Energy Consumption of Neural Networks on NVIDIA Edge Boards: an Empirical Model
This work addresses the need for energy-efficient machine learning at the edge, which is crucial for applications like IoT and mobile devices, but it is incremental as it builds on existing profiling efforts with new empirical data.
The paper tackled the problem of predicting energy consumption for neural network inference on edge hardware by developing an empirical model based on measurements from NVIDIA Jetson TX2 and Xavier boards, resulting in a simple, practical model that estimates energy use for convolutional and fully connected layers.

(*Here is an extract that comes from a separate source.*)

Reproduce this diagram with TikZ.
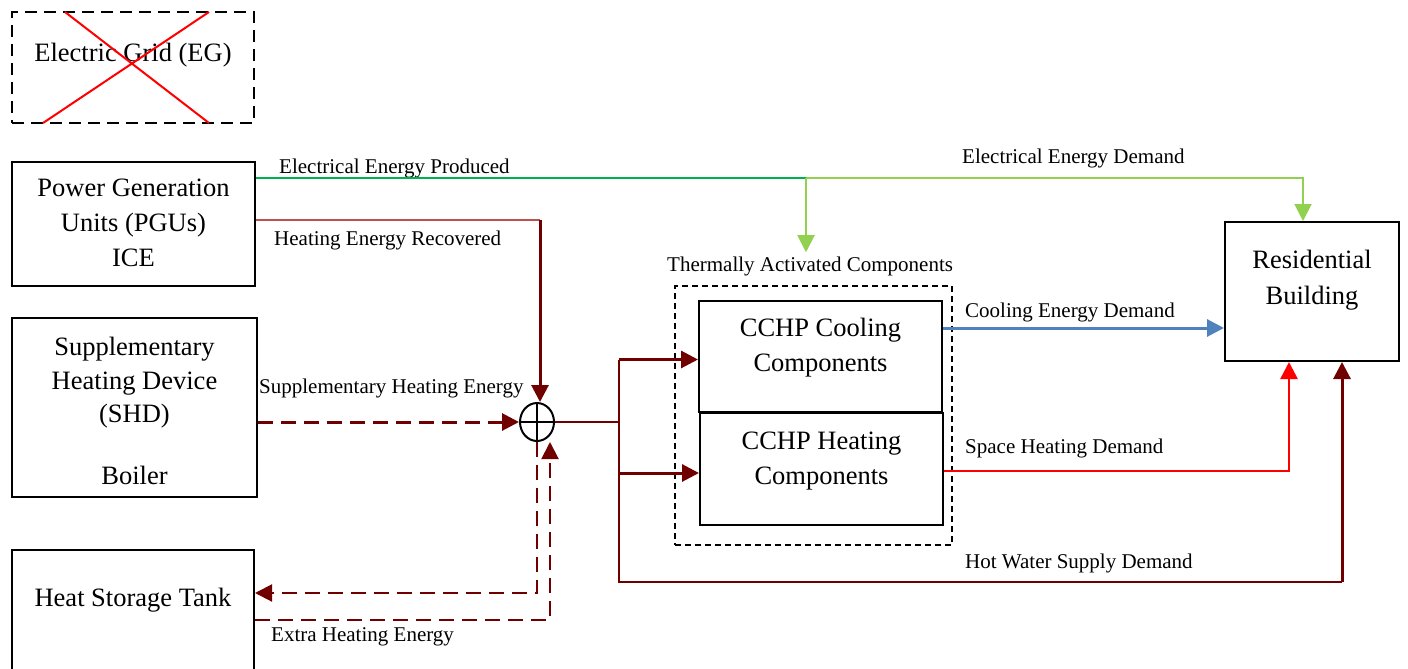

Recently, there has been a trend of shifting the execution of deep learning inference tasks toward the edge of the network, closer to the user, to reduce latency and preserve data privacy. At the same time, growing interest is being devoted to the energetic sustainability of machine learning. At the intersection of these trends, we hence find the energetic characterization of machine learning at the edge, which is attracting increasing attention. Unfortunately, calculating the energy consumption of a given neural network during inference is complicated by the heterogeneity of the possible underlying hardware implementation. In this work, we hence aim at profiling the energetic consumption of inference tasks for some modern edge nodes and deriving simple but realistic models. To this end, we performed a large number of experiments to collect the energy consumption of convolutional and fully connected layers on two well-known edge boards by NVIDIA, namely Jetson TX2 and Xavier. From the measurements, we have then distilled a simple, practical model that can provide an estimate of the energy consumption of a certain inference task on the considered boards. We believe that this model can be used in many contexts as, for instance, to guide the search for efficient architectures in Neural Architecture Search, as a heuristic in Neural Network pruning, or to find energy-efficient offloading strategies in a Split computing context, or simply to evaluate the energetic performance of Deep Neural Network architectures.